By  Storyboard18Oct 2, 2025 10:37 PM
Procter & Gamble to exit Pakistan, Gillette faces possible delisting
In an official statement, P&G confirmed it will wind down both its manufacturing and commercial activities in Pakistan, including its razors division, Gillette Pakistan Ltd.

Procter & Gamble Co. (P&G), consumer goods giant known for brands such as Tide, Pampers, Ariel, Head & Shoulders, and Pantene, has announced it will discontinue its operations in Pakistan, marking the latest retreat by a multinational from the country amid mounting economic and business challenges.

In an official statement, P&G confirmed it will wind down both its manufacturing and commercial activities in Pakistan, including its razors division, Gillette Pakistan Ltd. The company added that it will continue serving consumers in the region through third-party distributors. Employees affected by the decision will be offered overseas placements or separation packages.

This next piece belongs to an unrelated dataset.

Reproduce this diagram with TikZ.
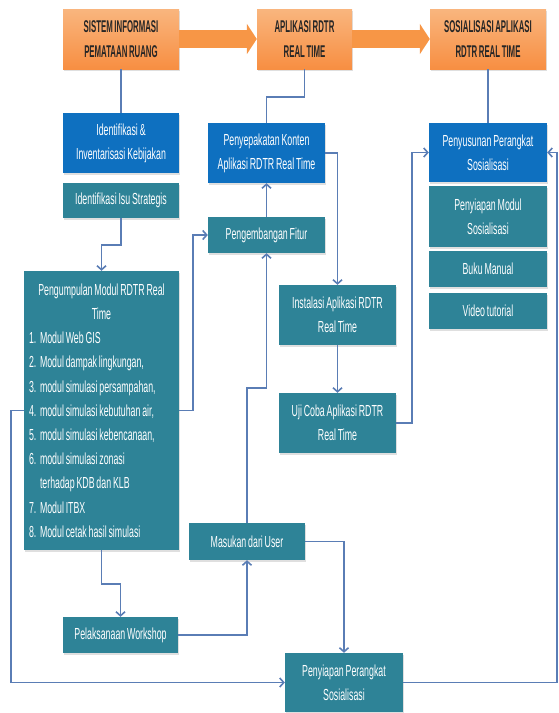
\documentclass[tikz,border=0pt]{standalone}
\usepackage{fontspec}
\usetikzlibrary{arrows.meta,shadows}
\newfontfamily\narrowsf[FakeStretch=0.55,WordSpace=0.75]{Liberation Sans}
\newfontfamily\narrowhead[FakeStretch=0.46,WordSpace=0.75]{Liberation Sans}
\newcommand{\listrow}[1]{\makebox[145pt][l]{#1}}
\definecolor{boxblue}{HTML}{0E70C0}
\definecolor{boxteal}{HTML}{2E8397}
\definecolor{boxorange}{HTML}{F79646}
\definecolor{linkblue}{HTML}{5A7DB5}
\begin{document}
\begin{tikzpicture}[x=1pt,y=-1pt,
	box/.style={inner sep=2pt,align=center,text=white,font=\narrowsf\fontsize{16}{24}\selectfont,
		drop shadow={opacity=0.25,shadow xshift=1pt,shadow yshift=-1.5pt}},
	bluebox/.style={box,fill=boxblue},
	tealbox/.style={box,fill=boxteal},
	orangebox/.style={box,text=black!85,top color=boxorange!70!white,bottom color=boxorange!95!red,
		font=\narrowhead\bfseries\fontsize{17}{25}\selectfont,minimum height=60pt},
	conn/.style={draw=linkblue,line width=1.6pt},
	arr/.style={conn,-{Straight Barb[length=4pt,width=9pt]}},
	bigarr/.style={draw=boxorange,line width=18pt,-{Triangle[length=10pt,width=30pt]}}]
	\useasboundingbox (0,0) rectangle (558,713);
	% top row
	\node (sip) at (121,39) [orangebox,minimum width=116pt] {SISTEM INFORMASI\\PEMATAAN RUANG};
	\node (apl) at (304.5,39) [orangebox,minimum width=95pt] {APLIKASI RDTR\\REAL TIME};
	\node (sos) at (488,39) [orangebox,minimum width=116pt] {SOSIALISASI APLIKASI\\RDTR REAL TIME};
	\draw[bigarr] (sip.east) -- (apl.west);
	\draw[bigarr] (apl.east) -- (sos.west);
	% left column
	\node (idk) at (121,143) [bluebox,minimum width=116pt,minimum height=60pt] {Identifikasi \&\\Inventarisasi Kebijakan};
	\node (isu) at (121,200.5) [tealbox,minimum width=116pt,minimum height=35pt] {Identifikasi Isu Strategis};
	\node (pm) at (101.5,410.5) [tealbox,minimum width=155pt,minimum height=279pt,
		font=\narrowsf\fontsize{16}{24.2}\selectfont] {%
		Pengumpulan Modul RDTR Real\\
		Time\\
		\listrow{1.\ \ Modul Web GIS}\\
		\listrow{2.\ \ Modul dampak lingkungan,}\\
		\listrow{3.\ \ modul simulasi persampahan,}\\
		\listrow{4.\ \ modul simulasi kebutuhan air,}\\
		\listrow{5.\ \ modul simulasi kebencanaan,}\\
		\listrow{6.\ \ modul simulasi zonasi}\\
		\listrow{\phantom{6.\ \ }terhadap KDB dan KLB}\\
		\listrow{7.\ \ Modul ITBX}\\
		\listrow{8.\ \ Modul cetak hasil simulasi}};
	\node (pw) at (120.5,635) [tealbox,minimum width=115pt,minimum height=36pt] {Pelaksanaan Workshop};
	% middle columns
	\node (pk) at (266.5,153) [bluebox,minimum width=117pt,minimum height=60pt] {Penyepakatan Konten\\Aplikasi RDTR Real Time};
	\node (pf) at (266.5,235) [tealbox,minimum width=117pt,minimum height=36pt] {Pengembangan Fitur};
	\node (inst) at (337.5,315) [tealbox,minimum width=117pt,minimum height=60pt] {Instalasi Aplikasi RDTR\\Real Time};
	\node (uji) at (337.5,423) [tealbox,minimum width=117pt,minimum height=60pt] {Uji Coba Aplikasi RDTR\\Real Time};
	\node (ms) at (247,541.5) [tealbox,minimum width=116pt,minimum height=37pt] {Masukan dari User};
	\node (pp) at (344,682.5) [tealbox,minimum width=118pt,minimum height=59pt] {Penyiapan Perangkat\\Sosialisasi};
	% right column
	\node (pn) at (488,152.5) [bluebox,minimum width=118pt,minimum height=59pt] {Penyusunan Perangkat\\Sosialisasi};
	\node (pmod) at (488,216.5) [tealbox,minimum width=118pt,minimum height=61pt] {Penyiapan Modul\\Sosialisasi};
	\node (bm) at (488,269) [tealbox,minimum width=118pt,minimum height=36pt] {Buku Manual};
	\node (vt) at (488,311) [tealbox,minimum width=118pt,minimum height=36pt] {Video tutorial};
	% connectors
	\draw[conn] (sip.south) -- (sip.south |- idk.north);
	\draw[conn] (apl.south) -- ++(0,28) -| (pk.north);
	\draw[conn] (sos.south) -- (sos.south |- pn.north);
	\draw[arr] (isu.south) -- ++(0,27) -| (pm.north);
	\draw[arr] (pm.west) -- ++(-13,0) |- (pp.west);
	\draw[arr] (pm.east) -- ++(14,0) |- (pf.west);
	\draw[arr] (pf.north) -- (pk.south);
	\draw[arr] (pk.east) -| (inst.north);
	\draw[arr] (inst.south) -- (uji.north);
	\draw[arr] (uji.east) -- ++(16,0) |- (pn.west);
	\draw[arr] (pm.south) -- ++(0,34) -| (pw.north);
	\draw[arr] (pw.east) -| (ms.south);
	\draw[arr] (ms.north) -- ++(0,-135) -| (pf.south);
	\draw[arr] (ms.east) -| (pp.north);
	\draw[arr] (pp.east) -- ++(154,0) |- (pn.east);
\end{tikzpicture}
\end{document}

This move comes months after P&G unveiled a global restructuring program in June, which included plans to reduce its brand portfolio and cut up to 7,000 jobs over the next two years. The company also revised its financial guidance in response to increasing trade tariffs and slowing consumption trends.

Gillette Pakistan’s financial performance had deteriorated significantly, with revenue for the fiscal year ending June 2025 nearly halving compared with two years ago when it reached a record three billion rupees. In response to P&G’s exit announcement, Gillette Pakistan’s shares surged by the 10% daily limit, hitting a three-week high. The company plans to convene a board meeting shortly to consider steps for discontinuation, including a potential delisting from the Pakistan Stock Exchange.

P&G’s decision highlights a broader trend of multinational companies scaling back operations in Pakistan amid challenging market conditions, including restrictions on profit repatriation and weak domestic demand. In recent years, Shell Plc, Pfizer Inc., TotalEnergies SE, and Telenor ASA have all reduced their presence or sold off stakes in the country. P&G itself sold its soap manufacturing facility in Pakistan to Nimir Industrial Chemical Ltd. last year.

Since entering the Pakistani market in 1991, P&G expanded to become one of the nation’s leading consumer-goods firms. The company strengthened its local footprint through a soap plant acquisition in 1994 and a detergent facility in 2010. Over the decades, its brands became household names, shaping the country’s consumer landscape.

“The company has decided a third-party distribution model is the most prudent way to continue serving consumers in Pakistan at this time,” P&G said in its statement.

As the company winds down operations, the future of Gillette Pakistan and its listing status remains under review, with the parent company’s global restructuring program driving key decisions in the months ahead.